Malignant gliomas are highly aggressive, invasive and resistant to conventional treatments. The average survival from diagnosis is one year. Long-term survival is rare. And despite the fact that treatment of other cancers has progressed exponentially over the last 20 years, little ground has been gained in the fight against glioma.

Scientists around the world have been studying whether these and other cancers can be stopped by viruses, working with a variety including herpes simplex, poliovirus and the measles virus. (The poliovirus is genetically modified so it can no longer cause poliomyelitis.)

"It's just exciting that people are exploring this new area. And the results are very, very impressive -- with this virus and a number of others," said Forsyth, a neuro-oncologist at the University of Calgary and at the city's Tom Baker Cancer Centre.

He is particularly excited about the potential of reovirus, which unlike some of the other candidates, does not cause disease in humans.

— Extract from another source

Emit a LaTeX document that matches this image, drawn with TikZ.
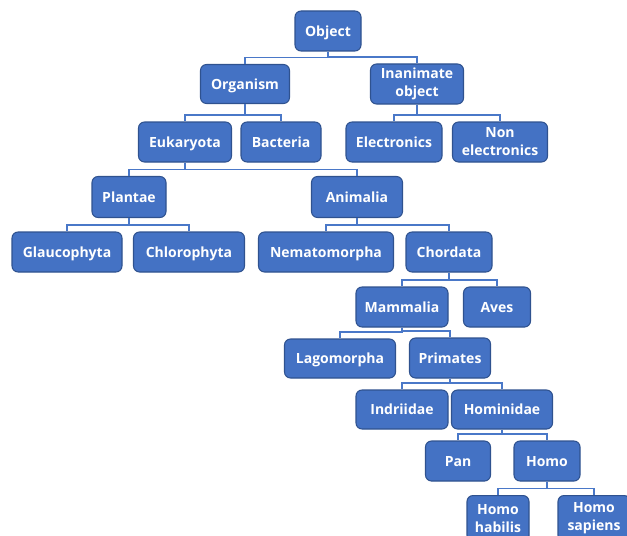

"Chances are if you have kids or when you were a kid you picked it up in day care and it's going to give you a runny nose and diarrhea and that's it," he said.

"So it doesn't cause disease and it does not cause harm."

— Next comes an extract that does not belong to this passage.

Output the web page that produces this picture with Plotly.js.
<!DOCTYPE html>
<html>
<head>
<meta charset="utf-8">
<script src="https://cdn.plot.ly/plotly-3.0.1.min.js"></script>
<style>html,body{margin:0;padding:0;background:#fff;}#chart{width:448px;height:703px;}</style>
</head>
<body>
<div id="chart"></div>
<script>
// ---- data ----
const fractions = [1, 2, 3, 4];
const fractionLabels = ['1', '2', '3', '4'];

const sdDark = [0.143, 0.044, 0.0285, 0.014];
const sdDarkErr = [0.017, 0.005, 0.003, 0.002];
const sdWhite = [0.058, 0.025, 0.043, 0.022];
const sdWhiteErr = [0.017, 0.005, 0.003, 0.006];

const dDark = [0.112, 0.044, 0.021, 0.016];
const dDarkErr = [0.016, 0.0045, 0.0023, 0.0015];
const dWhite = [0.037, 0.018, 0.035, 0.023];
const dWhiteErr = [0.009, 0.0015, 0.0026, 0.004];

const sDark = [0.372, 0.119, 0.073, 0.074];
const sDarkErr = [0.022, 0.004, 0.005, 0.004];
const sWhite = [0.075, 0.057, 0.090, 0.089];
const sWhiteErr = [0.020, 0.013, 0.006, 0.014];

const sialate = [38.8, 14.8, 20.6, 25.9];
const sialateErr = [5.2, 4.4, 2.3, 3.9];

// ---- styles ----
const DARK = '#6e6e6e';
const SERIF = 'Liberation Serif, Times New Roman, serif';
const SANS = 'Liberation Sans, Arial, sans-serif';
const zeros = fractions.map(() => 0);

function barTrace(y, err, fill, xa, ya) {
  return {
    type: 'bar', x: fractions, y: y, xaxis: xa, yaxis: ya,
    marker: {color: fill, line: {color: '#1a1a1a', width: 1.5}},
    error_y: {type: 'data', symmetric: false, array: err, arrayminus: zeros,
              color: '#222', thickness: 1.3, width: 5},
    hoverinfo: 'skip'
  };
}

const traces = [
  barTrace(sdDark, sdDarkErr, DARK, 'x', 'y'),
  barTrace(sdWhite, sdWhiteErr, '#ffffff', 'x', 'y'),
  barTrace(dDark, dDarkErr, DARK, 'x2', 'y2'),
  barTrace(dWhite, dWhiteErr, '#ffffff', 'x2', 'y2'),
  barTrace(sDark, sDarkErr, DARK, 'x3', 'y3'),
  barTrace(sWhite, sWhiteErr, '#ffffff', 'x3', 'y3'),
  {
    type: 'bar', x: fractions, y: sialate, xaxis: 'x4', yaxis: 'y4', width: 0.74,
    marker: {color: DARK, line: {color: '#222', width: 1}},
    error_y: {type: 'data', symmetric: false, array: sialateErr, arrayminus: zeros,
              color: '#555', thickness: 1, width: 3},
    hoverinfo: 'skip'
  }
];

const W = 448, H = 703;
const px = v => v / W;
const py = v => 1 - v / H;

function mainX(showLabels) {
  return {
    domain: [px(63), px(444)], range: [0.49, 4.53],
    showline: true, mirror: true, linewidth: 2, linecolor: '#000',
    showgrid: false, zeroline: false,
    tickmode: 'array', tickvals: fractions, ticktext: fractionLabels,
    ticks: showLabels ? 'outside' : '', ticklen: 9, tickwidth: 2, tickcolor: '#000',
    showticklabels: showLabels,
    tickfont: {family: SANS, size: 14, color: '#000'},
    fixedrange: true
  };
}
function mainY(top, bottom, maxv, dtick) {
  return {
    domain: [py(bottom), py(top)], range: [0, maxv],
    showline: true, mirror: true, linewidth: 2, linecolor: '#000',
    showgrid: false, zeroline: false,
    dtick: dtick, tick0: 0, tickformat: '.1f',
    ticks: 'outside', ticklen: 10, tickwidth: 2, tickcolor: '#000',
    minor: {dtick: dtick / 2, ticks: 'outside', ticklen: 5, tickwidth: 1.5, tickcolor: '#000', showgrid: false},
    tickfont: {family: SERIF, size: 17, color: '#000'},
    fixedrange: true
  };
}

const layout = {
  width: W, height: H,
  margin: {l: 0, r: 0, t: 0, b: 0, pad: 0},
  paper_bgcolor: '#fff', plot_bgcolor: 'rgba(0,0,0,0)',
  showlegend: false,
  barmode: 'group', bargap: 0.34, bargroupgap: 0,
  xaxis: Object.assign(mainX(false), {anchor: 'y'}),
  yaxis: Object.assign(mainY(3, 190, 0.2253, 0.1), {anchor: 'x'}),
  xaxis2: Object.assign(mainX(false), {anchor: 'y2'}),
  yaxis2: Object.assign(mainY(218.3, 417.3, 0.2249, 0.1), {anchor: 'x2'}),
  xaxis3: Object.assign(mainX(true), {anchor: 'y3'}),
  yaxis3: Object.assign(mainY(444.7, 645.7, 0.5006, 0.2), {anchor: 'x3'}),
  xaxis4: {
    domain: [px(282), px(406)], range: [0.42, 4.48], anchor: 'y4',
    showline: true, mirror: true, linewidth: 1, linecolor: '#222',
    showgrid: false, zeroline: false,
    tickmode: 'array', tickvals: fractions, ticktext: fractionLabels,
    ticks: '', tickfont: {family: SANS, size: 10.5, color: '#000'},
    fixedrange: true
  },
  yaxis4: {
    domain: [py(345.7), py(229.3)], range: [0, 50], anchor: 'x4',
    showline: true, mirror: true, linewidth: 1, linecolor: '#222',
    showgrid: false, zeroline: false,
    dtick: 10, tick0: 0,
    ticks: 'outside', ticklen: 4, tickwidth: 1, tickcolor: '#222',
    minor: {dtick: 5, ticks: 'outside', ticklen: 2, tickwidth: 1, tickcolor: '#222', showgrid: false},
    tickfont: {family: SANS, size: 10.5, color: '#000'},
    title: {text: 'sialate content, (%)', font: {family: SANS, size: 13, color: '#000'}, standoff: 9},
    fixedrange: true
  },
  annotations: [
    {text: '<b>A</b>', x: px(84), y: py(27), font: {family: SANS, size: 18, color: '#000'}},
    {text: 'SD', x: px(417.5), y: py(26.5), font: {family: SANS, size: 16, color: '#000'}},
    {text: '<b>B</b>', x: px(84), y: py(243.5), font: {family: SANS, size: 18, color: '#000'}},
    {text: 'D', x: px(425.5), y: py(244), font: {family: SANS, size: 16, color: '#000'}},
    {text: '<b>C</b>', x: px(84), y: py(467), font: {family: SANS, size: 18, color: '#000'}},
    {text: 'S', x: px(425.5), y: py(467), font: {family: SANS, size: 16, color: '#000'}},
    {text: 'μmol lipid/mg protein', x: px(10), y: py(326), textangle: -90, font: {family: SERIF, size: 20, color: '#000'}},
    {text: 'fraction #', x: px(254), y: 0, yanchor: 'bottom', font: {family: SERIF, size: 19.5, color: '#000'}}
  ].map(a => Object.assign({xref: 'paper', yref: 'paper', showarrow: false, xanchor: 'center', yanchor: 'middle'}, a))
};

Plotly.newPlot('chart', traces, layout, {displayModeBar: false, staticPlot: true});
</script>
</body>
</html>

Another exciting feature of reovirus is that it appears to be able to kill not only the tumour cells in the initial cancer site, but tumour cells which have developed elsewhere. That's important for battling glioma, because the cancer sends out finger-like tumours throughout the brain, making surgical removal impossible.

To date the treatment has been tested in human cell lines (a small collection of tumour cells grown in vitro), in mice and in glioma tumour fragments removed from patients' brains. In the cell cultures, reovirus killed 20 of 24 cell lines.

The treatment was equally effective in mice. After a single injection of reovirus into the tumours, nine of 11 were alive and thriving after 90 days. None of the mice in a control group -- which were injected with dead reovirus -- were alive at 90 days.

"It prolongs survival dramatically," Forsyth said.

"It looks like most of the mice are probably cured of their tumour. And when you look in the brains and cut them up, you really don't see any big lumps or hunks of tumour. It looks like it's all gone."

While Forsyth's research is likely to spark excitement, some in the field are urging caution.

Dr. Matthias Gromeier, who leads the research into the use of poliovirus as a cancer fighting agent, believes more study must be done to determine a virus's impact on healthy tissue as well as tumour cells.

He made the comment in an editorial published by the journal.

"There is justifiable concern that intracerebral (into the brain ) inoculation of reovirus preparations in humans may either unleash unknown properties of these agents or provide a suitable milieu promoting adaptation events that give rise to altered pathogens with new properties," said Gromeier, a professor of microbiology at Duke University in Durham, N.C.

The next phase of Forsyth's research is to inject the reovirus into the brains of healthy primates, probably monkeys, to ensure it does not produce such unanticipated and unwanted side-effects.

If it proves to be safe, it will be administered in the same way in humans -- a hole will be bored into the head and the virus will be injected into the tumour.

Forsyth said virus therapy may push cancer treatment into new realms.

"We've gone probably about as far as we can go with conventional treatment, in terms of cancer therapy in general. In terms of surgery, radiation or chemotherapy. Those things have been pushed as far as they can go, probably.

"And patients -- and everybody else -- are a little bit frustrated by that. So this is a new way of thinking about treating cancer," he said.

His research was funded by the National Cancer Institute of Canada, the Alberta Cancer Board, Partners in Health, the Brain Tumor Foundation of Canada, the Dr. Michael Longinotto Molecular Neuro-Oncology Fellowship Fund and Clark Smith.